Her real ‘Mummy’ was our Erika, the Hungarian woman among whose many adopted daughters I number.


She crops up periodically in this space, alive then, dead now, it doesn’t matter, because her spirit was a map of many landscapes, of the heart and humanity, of old and new continents, of ideas, sensuality and wit, and a heightened sensitivity that was electric.


Her spirit touches us now, draws a charmed circle around us to protect us from looking at the world with the unseeing eyes of the jaded. Put another way, Erika’s response to life was so powerful, her engagement so absolute, that she could make paying a T&TEC bill interesting.


“What a lovely word,” I said. “How like Erika.”

“It’s the butterfly that unexpectedly lands on your shoulder,” said Erika’s daughter, who seemed to have the mantle of her mother’s spirit on hers.

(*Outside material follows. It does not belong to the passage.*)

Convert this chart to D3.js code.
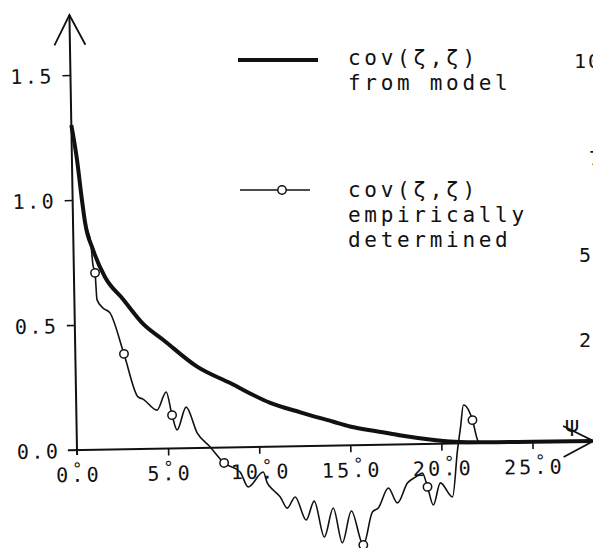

I had to pause, to catch the image before it flickered out - the butterfly would be royal blue, flecked with bright yellow, perhaps with a streak of emerald green. It would be swooning around a lush patio, canopied with trees where sunshine flickers through leaves, making shifting patterns on walls, lighting up a single white orchid.


You or I, or Erika’s daughter could be sitting there, eviscerated with the burden of a big sorrow, perhaps the death of someone you still love, or with a hollow loneliness, despite being surrounded by many faces, or somewhat defeated by life’s war of attrition against the human spirit, with its assault of mediocrity, dreary chores, mundane tasks, petty misunderstandings. You could be angry at yourself, or at your fellow human beings over some real or perceived slight when the butterfly royal blue, streaked with green and yellow, lands on your shoulder.


You actually stop breathing for a minute, looking at the butterfly with the corner of your eye. Whatever happens you don’t want to scare it off. “What nonsense, a butterfly giving you unexpected happiness?” you might say, thinking of the real problems weighing you down.


When I first looked up the meaning, I would have probably agreed with you. If it’s an accident to make a pleasant discovery, how do you get a knack for it? Surely, that was a contradiction in terms?


But now, thinking of Erika, I understood. The butterfly is an analogy of hope - about opening up a part of your being that you lock away, because like electricity, it’s the part that can leave you shocked and prone, but it allows you to live intensely, and jolt you to happiness.


Then it was everywhere.

Serendipity is sitting in a car along the Beetham Highway in a mile-long traffic jam when a sudden movement catches your eye.


You see a girl child, no more than seven or eight on a rubbish heap wearing a scrap of a blue dress, hair matted from not being washed or combed and browned with days in the sun. The child spots a discarded toy car. Her eyes light up, and she’s off on an adventure. I see through her eyes, the rubbish dump disappearing, becoming a landscape of hills and plains.


Overhead is a flaming twilight sky that casts an orange pink, gold glow around the girl. She raises her face to the burnt evening breeze, as she pushes the car over a heap. She doesn’t see the rubbish. She sees a mountain. She laughs as she goes faster, and disappears. Life’s no dump anymore. Se-ren-di-pity she sings.


Serendipity is that moment when you see a rainbow in a puddle, and the green hills in the distance, and you become absent-minded enough watching the colours running into one another, to forget the grief of loss that you carry around you like stones in your stomach.


Serendipity is looking at the face of someone you’ve known for a long time, and realising with a shock that you love them. Once started, we couldn’t stop.


Serendipity is a quickening of the feet, a lightening of the spirit. Serendipity touches us all - no matter how wretched our circumstances, or how mildly fleetingly sad our day, or how anxious that one moment.


Serendipity is that moment of grace that transforms a black and white world into colour again. It’s a bit like magic. You have to believe in it to get the knack of it.

Stay still. See the butterfly, how it flutters on your shoulder.